◆ What is needed: Only the lines from the start of the data through the line with "const reds = redN.map((n, i)" belong in the copy. Restate them word for word, minus the pictures.

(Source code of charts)
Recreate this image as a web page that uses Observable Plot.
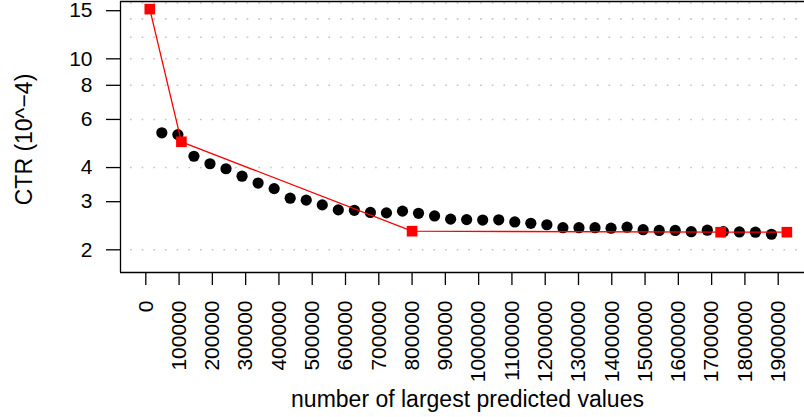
<!DOCTYPE html>
<html><head><meta charset="utf-8">
<script src="https://cdn.jsdelivr.net/npm/d3@7"></script>
<script src="https://cdn.jsdelivr.net/npm/@observablehq/plot@0.6"></script>
<style>html,body{margin:0;padding:0;background:#fff} svg{display:block}</style>
</head><body><div id="chart"></div>
<script>
// Black dots: number of largest predicted values vs CTR (10^-4)
const dotN = [48200, 96400, 144600, 192800, 241000, 289200, 337400, 385600, 433800, 482000,
  530200, 578400, 626600, 674800, 723000, 771200, 819400, 867600, 915800, 964000,
  1012200, 1060400, 1108600, 1156800, 1205000, 1253200, 1301400, 1349600, 1397800, 1446000,
  1494200, 1542400, 1590600, 1638800, 1687000, 1735200, 1783400, 1831600, 1879800];
const dotCTR = [5.36, 5.28, 4.40, 4.13, 3.96, 3.72, 3.51, 3.35, 3.09, 3.04,
  2.92, 2.80, 2.79, 2.74, 2.73, 2.77, 2.72, 2.66, 2.59, 2.58,
  2.57, 2.575, 2.53, 2.50, 2.47, 2.41, 2.41, 2.41, 2.40, 2.42,
  2.37, 2.355, 2.355, 2.33, 2.36, 2.33, 2.325, 2.32, 2.28];
// Red squares with connecting line
const redN = [12000, 107000, 800000, 1727000, 1926000];
const redCTR = [15.2, 4.97, 2.34, 2.32, 2.32];
// Axes
const xTicks = [0, 100000, 200000, 300000, 400000, 500000, 600000, 700000, 800000, 900000,
  1000000, 1100000, 1200000, 1300000, 1400000, 1500000, 1600000, 1700000, 1800000, 1900000];
const yTicks = [2, 3, 4, 6, 8, 10, 15];
const yGrid = [2, 4, 6, 8, 10, 12, 14, 16];
const xDomain = [-76000, 1979000];
const yDomain = [1.652, 16.21];
const xLabel = "number of largest predicted values";
const yLabel = "CTR (10^\u22124)";

const dots = dotN.map((n, i) => ({n, ctr: dotCTR[i]}));
const reds = redN.map((n, i) => ({n, ctr: redCTR[i]}));

const font = "'Liberation Sans', Arial, Helvetica, sans-serif";
const chart = Plot.plot({
  width: 804, height: 417,
  marginLeft: 120, marginRight: 0, marginTop: 1, marginBottom: 145,
  style: {fontFamily: font, fontSize: "21px", background: "#fff", color: "#000", overflow: "visible"},
  x: {domain: xDomain},
  y: {type: "log", domain: yDomain},
  marks: [
    Plot.ruleY(yGrid, {stroke: "#c4c4c4", strokeWidth: 1.6, strokeDasharray: "1.6,10.07", strokeDashoffset: -10}),
    Plot.ruleX([xDomain[0]], {stroke: "#000", strokeWidth: 1.3}),
    Plot.ruleY(yDomain, {stroke: "#000", strokeWidth: 1.3}),
    Plot.axisX(xTicks, {tickSize: 13, tickPadding: 15, tickRotate: -90, fontSize: 21, strokeWidth: 1.3, label: null, tickFormat: d => String(d)}),
    Plot.axisY(yTicks, {tickSize: 14, tickPadding: 14, fontSize: 21, strokeWidth: 1.3, label: null, tickFormat: d => String(d)}),
    Plot.dot(dots, {x: "n", y: "ctr", fill: "#000", r: 5.6}),
    Plot.line(reds, {x: "n", y: "ctr", stroke: "#ff0000", strokeWidth: 1.3}),
    Plot.dot(reds, {x: "n", y: "ctr", symbol: "square", fill: "#ff0000", r: 6}),
    Plot.text([xLabel], {frameAnchor: "bottom", textAnchor: "middle", lineAnchor: "bottom", dy: 134, dx: 5, fontSize: 23}),
    Plot.text([yLabel], {frameAnchor: "left", textAnchor: "middle", rotate: -90, lineAnchor: "bottom", dx: -89, dy: 2.5, fontSize: 23})
  ]
});
document.getElementById("chart").appendChild(chart);
</script>
</body></html>
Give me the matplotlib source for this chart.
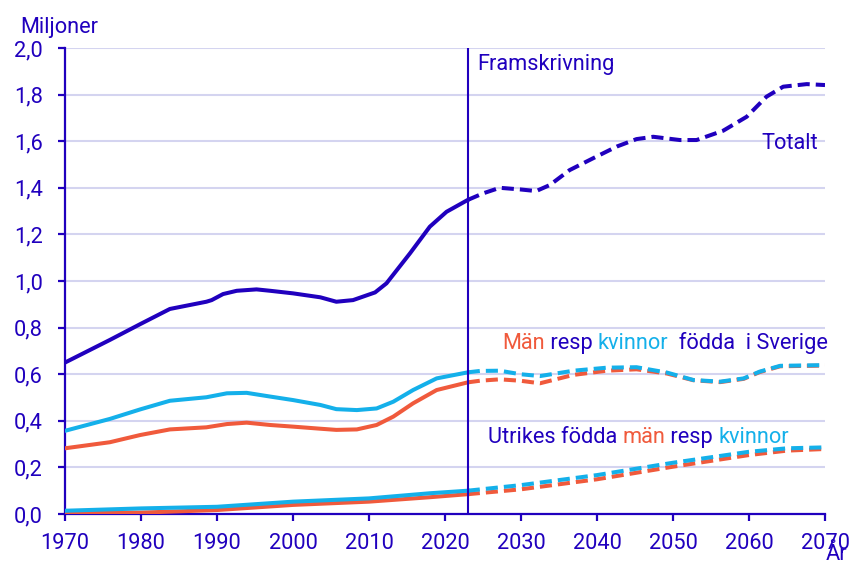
import matplotlib
matplotlib.use("Agg")
import matplotlib.pyplot as plt
from matplotlib.ticker import FuncFormatter, MultipleLocator

# ---- data (millions) ----
total_years = [1970, 1975.9, 1979.9, 1983.8, 1988.6, 1989.3, 1990.8, 1992.6, 1995.2, 1997, 2000,
               2003.6, 2005.7, 2007.9, 2010.8, 2012.3, 2015.4, 2018, 2020.2, 2023]
total_hist = [0.650, 0.747, 0.815, 0.880, 0.911, 0.918, 0.944, 0.958, 0.964, 0.958, 0.947,
              0.930, 0.911, 0.918, 0.951, 0.990, 1.119, 1.233, 1.297, 1.348]

sw_years = [1970, 1975.9, 1979.9, 1983.8, 1988.6, 1991.3, 1993.9, 1997, 2000, 2003.6, 2005.7,
            2008.4, 2011, 2013.2, 2015.8, 2018.9, 2023]
sw_women_hist = [0.357, 0.408, 0.449, 0.486, 0.501, 0.518, 0.520, 0.504, 0.489, 0.468, 0.450,
                 0.446, 0.453, 0.482, 0.532, 0.582, 0.608]
sw_men_hist = [0.282, 0.308, 0.339, 0.363, 0.372, 0.386, 0.392, 0.382, 0.375, 0.366, 0.361,
               0.363, 0.382, 0.418, 0.475, 0.532, 0.565]

fb_years = [1970, 1980, 1990, 2000, 2010, 2018, 2023]
fb_women_hist = [0.014, 0.024, 0.031, 0.053, 0.067, 0.089, 0.100]
fb_men_hist = [0.006, 0.006, 0.017, 0.039, 0.053, 0.072, 0.085]

tp_years = [2023, 2025, 2027.2, 2029.9, 2032, 2033.8, 2036.4, 2039.5, 2042.6, 2045.2, 2047.4,
            2050.9, 2053.1, 2056.6, 2059.7, 2062.3, 2064.5, 2067.6, 2070]
total_proj = [1.348, 1.376, 1.400, 1.393, 1.386, 1.412, 1.476, 1.527, 1.577, 1.609, 1.619,
              1.605, 1.605, 1.645, 1.705, 1.791, 1.834, 1.845, 1.841]

sp_years = [2023, 2024.6, 2027.2, 2029.9, 2032.5, 2036.9, 2041.3, 2045.2, 2049.2, 2052.7,
            2056.2, 2059.3, 2061.4, 2064.1, 2070]
sw_women_proj = [0.608, 0.614, 0.615, 0.600, 0.592, 0.615, 0.628, 0.630, 0.607, 0.575,
                 0.568, 0.582, 0.611, 0.636, 0.639]
sw_men_proj = [0.565, 0.572, 0.578, 0.572, 0.561, 0.597, 0.615, 0.621, 0.603, 0.574,
               0.566, 0.580, 0.609, 0.634, 0.637]

fbp_years = [2023, 2030, 2040, 2050, 2060, 2065, 2070]
fb_women_proj = [0.100, 0.124, 0.167, 0.220, 0.267, 0.282, 0.286]
fb_men_proj = [0.085, 0.106, 0.149, 0.203, 0.253, 0.272, 0.279]

split_year = 2023
x_ticks = list(range(1970, 2071, 10))

# ---- style ----
DARK = "#2000BE"
ORANGE = "#F05A3C"
LIGHT = "#14B0EA"
GRID = "#D4D4F0"
plt.rcParams['font.family'] = ['Roboto', 'DejaVu Sans']
FS = 15.7

fig = plt.figure(figsize=(8.5, 5.66), dpi=100)
ax = fig.add_axes([65/850, 52/566, 760/850, 466/566])

lw = 2.9
dash = (3.0, 1.5)

ax.plot(total_years, total_hist, color=DARK, lw=lw, zorder=5)
ax.plot(tp_years, total_proj, color=DARK, lw=lw, dashes=dash, zorder=5)

ax.plot(sw_years, sw_men_hist, color=ORANGE, lw=lw, zorder=3)
ax.plot(sp_years, sw_men_proj, color=ORANGE, lw=lw, dashes=dash, zorder=3)
ax.plot(sw_years, sw_women_hist, color=LIGHT, lw=lw, zorder=4)
ax.plot(sp_years, sw_women_proj, color=LIGHT, lw=lw, dashes=dash, zorder=4)

ax.plot(fb_years, fb_men_hist, color=ORANGE, lw=lw, zorder=3)
ax.plot(fbp_years, fb_men_proj, color=ORANGE, lw=lw, dashes=dash, zorder=3)
ax.plot(fb_years, fb_women_hist, color=LIGHT, lw=lw, zorder=4)
ax.plot(fbp_years, fb_women_proj, color=LIGHT, lw=lw, dashes=dash, zorder=4)

ax.axvline(split_year, color=DARK, lw=1.5, zorder=6)

ax.set_xlim(1970, 2070)
ax.set_ylim(0, 2.0)
ax.set_xticks(x_ticks)
ax.yaxis.set_major_locator(MultipleLocator(0.2))
ax.yaxis.set_major_formatter(FuncFormatter(lambda v, p: f"{v:.1f}".replace('.', ',')))
ax.grid(axis='y', color=GRID, lw=1.5, zorder=0)
ax.set_axisbelow(True)
for s in ['top', 'right']:
    ax.spines[s].set_visible(False)
for s in ['left', 'bottom']:
    ax.spines[s].set_color(DARK)
    ax.spines[s].set_linewidth(1.6)
ax.tick_params(axis='both', colors=DARK, labelcolor=DARK, labelsize=FS, length=5, width=1.6, direction='out')
ax.tick_params(axis='x', pad=9)
ax.tick_params(axis='y', pad=11)

fig.text(20/850, 1 - 33/566, "Miljoner", color=DARK, fontsize=FS, ha='left', va='baseline')
fig.text(836/850, 0.001, "År", color=DARK, fontsize=FS, ha='center', va='bottom')

ax.text(2024.3, 1.905, "Framskrivning", color=DARK, fontsize=FS, ha='left', va='baseline')
ax.text(2065.3, 1.565, "Totalt", color=DARK, fontsize=FS, ha='center', va='baseline')


def multi(x, y, parts):
    t = ax.text(x, y, parts[0][0], color=parts[0][1], fontsize=FS, ha='left', va='bottom')
    prev = t
    for s, c in parts[1:]:
        prev = ax.annotate(s, xy=(1, 0), xycoords=prev, color=c, fontsize=FS, ha='left', va='bottom')
    return t

multi(2027.5, 0.685, [("Män", ORANGE), (" resp ", DARK), ("kvinnor", LIGHT), ("  födda  i Sverige", DARK)])
multi(2025.6, 0.285, [("Utrikes födda ", DARK), ("män", ORANGE), (" resp ", DARK), ("kvinnor", LIGHT)])

fig.savefig("out.png", dpi=100)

◆ Output of the task:
Recreate this image as a web page that uses Observable Plot.
<!DOCTYPE html>
<html><head><meta charset="utf-8">
<script src="https://cdn.jsdelivr.net/npm/d3@7"></script>
<script src="https://cdn.jsdelivr.net/npm/@observablehq/plot@0.6"></script>
<style>html,body{margin:0;padding:0;background:#fff} svg{display:block}</style>
</head><body><div id="chart"></div>
<script>
// Black dots: number of largest predicted values vs CTR (10^-4)
const dotN = [48200, 96400, 144600, 192800, 241000, 289200, 337400, 385600, 433800, 482000,
  530200, 578400, 626600, 674800, 723000, 771200, 819400, 867600, 915800, 964000,
  1012200, 1060400, 1108600, 1156800, 1205000, 1253200, 1301400, 1349600, 1397800, 1446000,
  1494200, 1542400, 1590600, 1638800, 1687000, 1735200, 1783400, 1831600, 1879800];
const dotCTR = [5.36, 5.28, 4.40, 4.13, 3.96, 3.72, 3.51, 3.35, 3.09, 3.04,
  2.92, 2.80, 2.79, 2.74, 2.73, 2.77, 2.72, 2.66, 2.59, 2.58,
  2.57, 2.575, 2.53, 2.50, 2.47, 2.41, 2.41, 2.41, 2.40, 2.42,
  2.37, 2.355, 2.355, 2.33, 2.36, 2.33, 2.325, 2.32, 2.28];
// Red squares with connecting line
const redN = [12000, 107000, 800000, 1727000, 1926000];
const redCTR = [15.2, 4.97, 2.34, 2.32, 2.32];
// Axes
const xTicks = [0, 100000, 200000, 300000, 400000, 500000, 600000, 700000, 800000, 900000,
  1000000, 1100000, 1200000, 1300000, 1400000, 1500000, 1600000, 1700000, 1800000, 1900000];
const yTicks = [2, 3, 4, 6, 8, 10, 15];
const yGrid = [2, 4, 6, 8, 10, 12, 14, 16];
const xDomain = [-76000, 1979000];
const yDomain = [1.652, 16.21];
const xLabel = "number of largest predicted values";
const yLabel = "CTR (10^\u22124)";

const dots = dotN.map((n, i) => ({n, ctr: dotCTR[i]}));
const reds = redN.map((n, i) => ({n, ctr: redCTR[i]}));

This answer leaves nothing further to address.